Mon Jul 15 06:06:06 EDT 2013

On 07/14/2013 02:17 PM, 88888 Dihedral wrote:
> On Saturday, July 13, 2013 1:37:46 PM UTC+8, Steven D'Aprano wrote:
>> On Fri, 12 Jul 2013 13:58:29 -0400, Devyn Collier Johnson wrote:
>>
>>
>>
>>> I plan to spend some time optimizing the re.py module for Unix systems.
>>> I would love to amp up my programs that use that module.
>>
>>
>> In my experience, often the best way to optimize a regex is to not use it
>>
>> at all.
>>
>>
>>
>> [steve at ando ~]$ python -m timeit -s "import re" \
>>
>>> -s "data = 'a'*100+'b'" \
>>> "if re.search('b', data): pass"
>> 100000 loops, best of 3: 2.77 usec per loop
>>
>>
>>
>> [steve at ando ~]$ python -m timeit -s "data = 'a'*100+'b'" \
>>
>>> "if 'b' in data: pass"
>> 1000000 loops, best of 3: 0.219 usec per loop
>>
>>
>>
>> In Python, we often use plain string operations instead of regex-based
>>
>> solutions for basic tasks. Regexes are a 10lb sledge hammer.
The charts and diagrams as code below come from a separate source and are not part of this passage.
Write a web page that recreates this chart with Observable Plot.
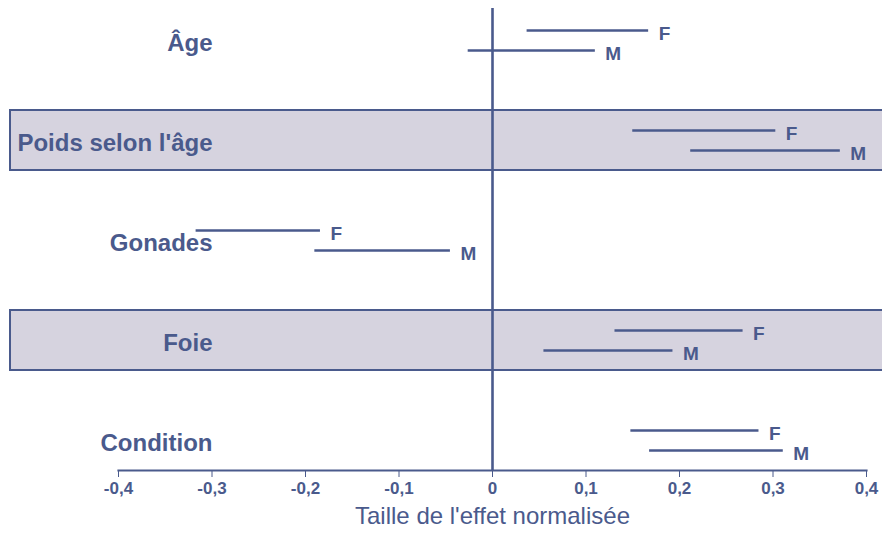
<!DOCTYPE html>
<html>
<head>
<meta charset="utf-8">
<script src="https://cdn.jsdelivr.net/npm/d3@7"></script>
<script src="https://cdn.jsdelivr.net/npm/@observablehq/plot@0.6"></script>
<style>
  html, body { margin: 0; padding: 0; background: #ffffff; }
  #chart svg { display: block; }
</style>
</head>
<body>
<div id="chart"></div>
<script>
// Categories (top to bottom)
const categories = ["Âge", "Poids selon l'âge", "Gonades", "Foie", "Condition"];
const shaded = ["Poids selon l'âge", "Foie"];

// Effect-size intervals (normalised), females
const femaleLow  = [0.037, 0.150, -0.317, 0.131, 0.148];
const femaleHigh = [0.167, 0.303, -0.184, 0.268, 0.285];
// Males
const maleLow    = [-0.026, 0.212, -0.190, 0.055, 0.168];
const maleHigh   = [0.110, 0.372, -0.045, 0.193, 0.311];

const xTicks = [-0.4, -0.3, -0.2, -0.1, 0, 0.1, 0.2, 0.3, 0.4];
const xLabel = "Taille de l'effet normalisée";

const females = categories.map((c, i) => ({cat: c, lo: femaleLow[i], hi: femaleHigh[i], sex: "F"}));
const males = categories.map((c, i) => ({cat: c, lo: maleLow[i], hi: maleHigh[i], sex: "M"}));

const ink = "#4a5a8c";
const bandFill = "#d6d3df";
const font = "'Liberation Sans', Arial, Helvetica, sans-serif";

const fmt = d => d === 0 ? "0" : d3.format(".1f")(d).replace(".", ",").replace("−", "-");

const chart = Plot.plot({
  width: 882,
  height: 539,
  marginLeft: 118,
  marginRight: 16,
  marginTop: 8,
  marginBottom: 69,
  style: {fontFamily: font, color: ink, background: "#ffffff"},
  x: {domain: [-0.4, 0.4]},
  y: {type: "band", domain: categories, range: [-12, 492], padding: 0, axis: null},
  marks: [
    // shaded category bands
    Plot.rect(shaded, {
      y: d => d,
      fill: bandFill,
      stroke: ink,
      strokeWidth: 2,
      insetTop: 20,
      insetBottom: 20,
      insetLeft: -108,
      insetRight: -30
    }),
    // zero reference line
    Plot.ruleX([0], {stroke: ink, strokeWidth: 2.6}),
    // x axis line
    Plot.frame({anchor: "bottom", stroke: ink, strokeWidth: 2.2}),
    Plot.axisX({
      ticks: xTicks,
      tickFormat: fmt,
      tickSize: 7,
      tickPadding: 4,
      tickWidth: 2.2,
      stroke: ink,
      fill: ink,
      fontSize: 17,
      fontWeight: "bold",
      label: null
    }),
    // intervals
    Plot.ruleY(females, {x1: "lo", x2: "hi", y: "cat", dy: -10, stroke: ink, strokeWidth: 2.6}),
    Plot.ruleY(males, {x1: "lo", x2: "hi", y: "cat", dy: 10, stroke: ink, strokeWidth: 2.6}),
    // sex labels
    Plot.text(females, {x: "hi", y: "cat", text: "sex", dx: 10, dy: -7, textAnchor: "start",
      fill: ink, fontWeight: "bold", fontSize: 19}),
    Plot.text(males, {x: "hi", y: "cat", text: "sex", dx: 10, dy: 13, textAnchor: "start",
      fill: ink, fontWeight: "bold", fontSize: 19}),
    // category labels
    Plot.text(categories, {
      y: d => d,
      text: d => d,
      frameAnchor: "left",
      dx: 94,
      dy: 3,
      textAnchor: "end",
      fill: ink,
      fontWeight: "bold",
      fontSize: 24
    }),
    // axis title
    Plot.text([xLabel], {
      text: d => d,
      frameAnchor: "bottom",
      dy: 53,
      fill: ink,
      fontSize: 24
    })
  ]
});

document.getElementById("chart").appendChild(chart);
</script>
</body>
</html>
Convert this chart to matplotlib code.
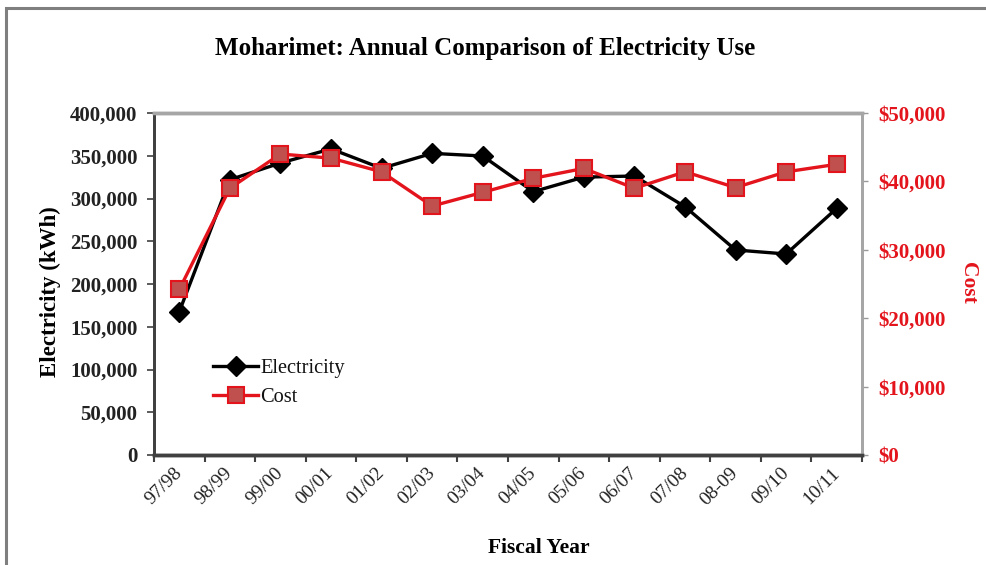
import matplotlib
matplotlib.use("Agg")
import matplotlib.pyplot as plt
from matplotlib.patches import Rectangle
from matplotlib.ticker import FuncFormatter, MultipleLocator

years = ["97/98", "98/99", "99/00", "00/01", "01/02", "02/03", "03/04",
         "04/05", "05/06", "06/07", "07/08", "08-09", "09/10", "10/11"]
electricity = [167600, 322000, 341500, 358000, 335300, 352800, 349700,
               308000, 325000, 326300, 290400, 239800, 235100, 288500]
cost = [24200, 39000, 44000, 43400, 41400, 36400, 38400,
        40450, 41900, 39000, 41400, 39100, 41400, 42500]

plt.rcParams['font.family'] = ['Liberation Serif', 'DejaVu Serif']

W, H = 987, 565
fig = plt.figure(figsize=(W / 100, H / 100), dpi=100)
fig.patch.set_facecolor('white')

# outer frame
fig.patches.append(Rectangle((6 / W, -0.05), 1.1, 1 - 8 / H + 0.05,
                             transform=fig.transFigure, fill=False,
                             edgecolor='#7f7f7f', linewidth=2.2))

ax = fig.add_axes([154 / W, 1 - 455 / H, (862 - 154) / W, (455 - 113) / H])
ax2 = ax.twinx()

red = '#e3141c'
x = list(range(len(years)))
ax.plot(x, electricity, color='black', linewidth=2.4, marker='D',
        markersize=10, markerfacecolor='black', markeredgecolor='black',
        label='Electricity', zorder=3)
ax2.plot(x, cost, color=red, linewidth=2.4, marker='s', markersize=11,
         markerfacecolor='#c0504d', markeredgecolor=red, markeredgewidth=1.5,
         label='Cost', zorder=3)

ax.set_xlim(-0.5, len(years) - 0.5)
ax.set_ylim(0, 400000)
ax2.set_ylim(0, 50000)
ax.yaxis.set_major_locator(MultipleLocator(50000))
ax2.yaxis.set_major_locator(MultipleLocator(10000))
ax.yaxis.set_major_formatter(FuncFormatter(lambda v, p: f"{int(v):,}"))
ax2.yaxis.set_major_formatter(FuncFormatter(lambda v, p: f"${int(v):,}"))

# x ticks at category boundaries, labels at centers
ax.set_xticks([i - 0.5 for i in range(len(years) + 1)])
ax.set_xticklabels([])
ax.set_xticks(x, minor=True)
ax.set_xticklabels(years, minor=True, rotation=45, ha='right', va='center',
                   rotation_mode='anchor', fontsize=14, color='#222222')
ax.tick_params(axis='x', which='minor', length=0, pad=11)
ax.tick_params(axis='x', which='major', length=5, width=1.5, color='#404040',
               direction='out')

ax.tick_params(axis='y', length=5, width=1.2, color='#404040', labelsize=15,
               pad=7)
for lbl in ax.get_yticklabels():
    lbl.set_fontweight('bold')
    lbl.set_color('#222222')
ax2.tick_params(axis='y', length=4, width=1.0, color='#999999',
                labelsize=15, labelcolor=red, pad=8)
for lbl in ax2.get_yticklabels():
    lbl.set_fontweight('bold')

for a in (ax, ax2):
    a.spines['top'].set_color('#a6a6a6')
    a.spines['top'].set_linewidth(2.5)
    a.spines['right'].set_color('#a6a6a6')
    a.spines['right'].set_linewidth(2.0)
    a.spines['left'].set_color('#404040')
    a.spines['left'].set_linewidth(2.0)
    a.spines['bottom'].set_color('#404040')
    a.spines['bottom'].set_linewidth(2.5)

ax.set_zorder(1)
ax2.set_zorder(2)
ax2.patch.set_visible(False)

fig.text(485 / W, 1 - 48 / H, "Moharimet: Annual Comparison of Electricity Use",
         ha='center', va='center', fontsize=18, fontweight='bold')
fig.text(50 / W, 1 - 292 / H, "Electricity (kWh)", rotation=90, ha='center',
         va='center', fontsize=16.5, fontweight='bold')
fig.text(968 / W, 1 - 283 / H, "Cost", rotation=270, ha='center', va='center',
         fontsize=15.5, fontweight='bold', color=red)
fig.text(539 / W, 1 - 548 / H, "Fiscal Year", ha='center', va='center',
         fontsize=15.5, fontweight='bold')

h1, l1 = ax.get_legend_handles_labels()
h2, l2 = ax2.get_legend_handles_labels()
leg = ax2.legend(h1 + h2, l1 + l2, loc='upper left',
                 bbox_to_anchor=((205 - 154) / (862 - 154), (455 - 351) / (455 - 113)),
                 frameon=False, fontsize=14.7, handlelength=2.2,
                 handletextpad=0.1, labelspacing=0.45, borderaxespad=0)
for t in leg.get_texts():
    t.set_color('#111111')

fig.savefig("out.png", dpi=100, facecolor='white')
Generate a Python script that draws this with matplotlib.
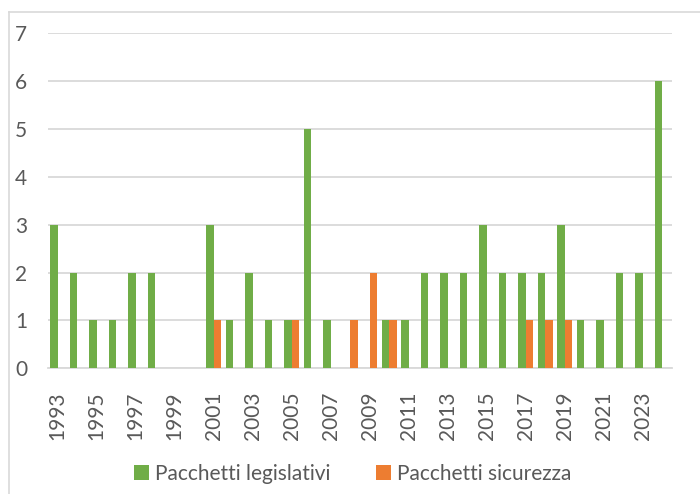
import matplotlib
matplotlib.use('Agg')
import matplotlib.pyplot as plt
from matplotlib.lines import Line2D
import numpy as np

years = list(range(1993, 2025))
legislativi = [3, 2, 1, 1, 2, 2, 0, 0, 3, 1, 2, 1, 1, 5, 1, 0,
               0, 1, 1, 2, 2, 2, 3, 2, 2, 2, 3, 1, 1, 2, 2, 6]
sicurezza = [0, 0, 0, 0, 0, 0, 0, 0, 1, 0, 0, 0, 1, 0, 0, 1,
             2, 1, 0, 0, 0, 0, 0, 0, 1, 1, 1, 0, 0, 0, 0, 0]
series_names = ['Pacchetti legislativi', 'Pacchetti sicurezza']

GREEN = '#70AD47'
ORANGE = '#ED7D31'
GRID = '#D9D9D9'
TEXT = '#595959'

plt.rcParams['font.family'] = ['Lato', 'DejaVu Sans']

fig = plt.figure(figsize=(7, 4.94), dpi=100)
ax = fig.add_axes([48 / 700, 125.7 / 494, 624 / 700, 335 / 494])

x = np.arange(len(years))
w = 0.375
ax.bar(x - w / 2, legislativi, width=w, color=GREEN, label=series_names[0], zorder=3)
ax.bar(x + w / 2, sicurezza, width=w, color=ORANGE, label=series_names[1], zorder=3)

ax.set_xlim(-0.5, len(years) - 0.5)
ax.set_ylim(0, 7)
ax.set_yticks(range(0, 8))
ax.yaxis.grid(True, color=GRID, linewidth=1.3, zorder=0)
ax.set_axisbelow(True)

ax.set_xticks(x[::2])
ax.set_xticklabels([str(y) for y in years[::2]], rotation=90, va='top', ha='center')

for s in ['top', 'right', 'left']:
    ax.spines[s].set_visible(False)
ax.spines['bottom'].set_color(GRID)
ax.spines['bottom'].set_linewidth(1.3)

ax.tick_params(axis='y', length=0, pad=15, labelsize=15, labelcolor=TEXT)
ax.tick_params(axis='x', length=0, pad=17, labelsize=15, labelcolor=TEXT)

leg = fig.legend(loc='center', bbox_to_anchor=(353 / 700, 20 / 494), ncol=2,
                 frameon=False, fontsize=15, handlelength=0.7, handleheight=0.7,
                 handletextpad=0.3, columnspacing=2.2)
for t in leg.get_texts():
    t.set_color(TEXT)

# chart area border (left and top only visible)
fig.add_artist(Line2D([9 / 700, 9 / 700], [0, 1 - 12 / 494], color=GRID, linewidth=1.2))
fig.add_artist(Line2D([9 / 700, 1], [1 - 12 / 494, 1 - 12 / 494], color=GRID, linewidth=1.2))

fig.savefig('out.png', dpi=100)
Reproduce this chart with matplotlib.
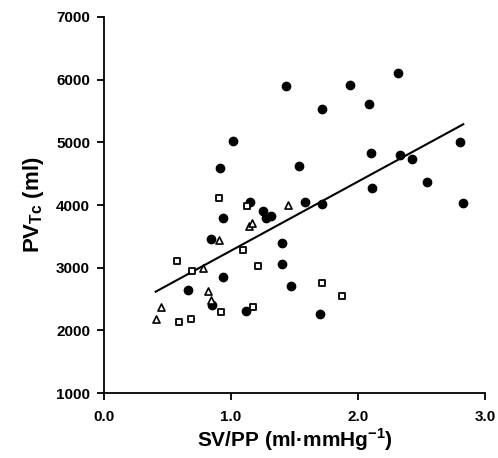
import matplotlib
matplotlib.use("Agg")
import matplotlib.pyplot as plt
import numpy as np

plt.rcParams["font.family"] = ["Liberation Sans", "DejaVu Sans"]
plt.rcParams["mathtext.fontset"] = "custom"
plt.rcParams["mathtext.rm"] = "Liberation Sans"
plt.rcParams["mathtext.bf"] = "Liberation Sans:bold"

# filled circles
circ_x = [1.437, 1.937, 2.317, 1.717, 2.084, 1.013, 2.806, 2.102, 2.333, 2.423,
          0.913, 1.535, 2.113, 2.543, 1.585, 1.714, 1.249, 1.273, 1.315, 1.404,
          1.404, 1.472, 1.701, 1.150, 0.934, 0.840, 0.934, 0.664, 0.853, 1.120,
          2.824]
circ_y = [5899, 5915, 6111, 5527, 5606, 5026, 5000, 4825, 4798, 4739,
          4585, 4627, 4276, 4367, 4053, 4011, 3899, 3787, 3830, 3398,
          3052, 2712, 2256, 4043, 3787, 3452, 2846, 2643, 2400, 2304,
          4037]

# open squares
sq_x = [0.906, 1.123, 1.092, 0.572, 0.690, 1.213, 1.719, 1.874, 0.591, 0.683,
        0.921, 1.173]
sq_y = [4107, 3984, 3277, 3106, 2947, 3026, 2760, 2543, 2138, 2176,
        2288, 2378]

# open triangles
tri_x = [1.445, 1.142, 1.163, 0.906, 0.782, 0.821, 0.840, 0.451, 0.409]
tri_y = [4000, 3670, 3717, 3441, 2990, 2625, 2484, 2367, 2176]

# regression line
fit_x = [0.407, 2.829]
fit_slope = 1103
fit_icpt = 2168

fig = plt.figure(figsize=(4.98, 4.58), dpi=100)
ax = fig.add_axes([0.2088, 0.1419, 0.7651, 0.821])

lx = np.array(fit_x)
ax.plot(lx, fit_icpt + fit_slope * lx, color="black", lw=1.5, zorder=2)

ax.scatter(circ_x, circ_y, s=36, marker="o", color="black", zorder=3)
ax.scatter(sq_x, sq_y, s=22, marker="s", facecolor="white", edgecolor="black",
           linewidth=1.3, zorder=3)
ax.scatter(tri_x, tri_y, s=26, marker="^", facecolor="white", edgecolor="black",
           linewidth=1.2, zorder=3)

ax.set_xlim(0, 3.0)
ax.set_ylim(1000, 7000)
ax.set_xticks([0, 1, 2, 3])
ax.set_xticklabels(["0.0", "1.0", "2.0", "3.0"])
ax.set_yticks(range(1000, 7001, 1000))

for s in ["top", "right"]:
    ax.spines[s].set_visible(False)
for s in ["left", "bottom"]:
    ax.spines[s].set_linewidth(1.3)

ax.tick_params(direction="out", length=5, width=1.3, labelsize=11, pad=5)
ax.tick_params(axis="x", pad=7)
for lab in ax.get_xticklabels() + ax.get_yticklabels():
    lab.set_fontweight("bold")

ax.set_xlabel(r"SV/PP (ml·mmHg$^{\mathbf{-1}}$)", fontsize=15,
              fontweight="bold", labelpad=2)
ax.set_ylabel(r"PV$_{\mathbf{Tc}}$ (ml)", fontsize=16, fontweight="bold",
              labelpad=7)

fig.savefig("out.png", dpi=100)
Don't use
>>
>> them for cracking peanuts.
>>
>>
>>
>>
>>
>>
>>
>> -- 
>>
>> Steven
> OK, lets talk about the indexed search algorithms of
> a character streamor strig which can be buffered and
> indexed randomly for RW operations but faster in sequential
> block RW operations after some pre-processing.
>
> This was solved long time ago in the suffix array or
> suffix tree part and summarized in the famous BWT paper in 199X.
>
> Do we want volunteers to speed up
> search operations in the string module in Python?
It would be nice if someone could speed it up.